Together, these systems form the critical power infrastructure behind AI data centers.

Under this trend, the ability to supply individual products remains important. However, greater opportunities may come from integrated, modular, and fast-deployable power solutions.

Impact on the Transformer and Power Generation Equipment Supply Chain

The rapid development of AI data centers will further increase demand for power transformers, distribution transformers, dry-type transformers, switchgear, and power generation equipment.

In large data center campuses, transformers are not only responsible for voltage conversion. They also directly affect system efficiency, power reliability, scalability, and the overall project delivery schedule.

At the same time, the development of on-site generation and behind-the-meter power systems will create more demand on both the generation side and the distribution side. This includes equipment such as step-up transformers, medium-voltage switchgear, paralleling control systems, and microgrid management systems.

This means that future data center power system construction will place greater emphasis on:

  • Faster delivery
  • Higher reliability
  • Lower losses
  • Stronger scalability
  • Better system integration capabilities

Industry Outlook

The expansion of AI infrastructure is reshaping the cooperation model between the energy industry and the power equipment sector.

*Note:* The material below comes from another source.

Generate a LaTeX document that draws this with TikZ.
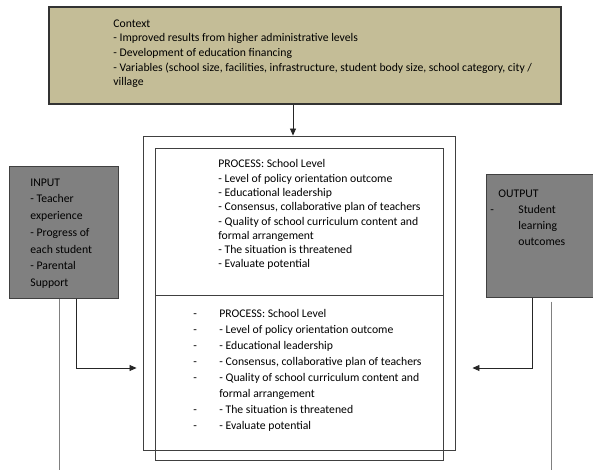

Energy companies are no longer only fuel or electricity suppliers. They may become long-term infrastructure partners in data center development. For power equipment companies, data centers are no longer just a standard end-use market. They are becoming a fast-growing application field with higher technical requirements and stronger demand for system integration.

In the future, companies that can provide stable, scalable, low-loss, and large-scale deployable power infrastructure more quickly may gain greater opportunities in the AI data center power supply market.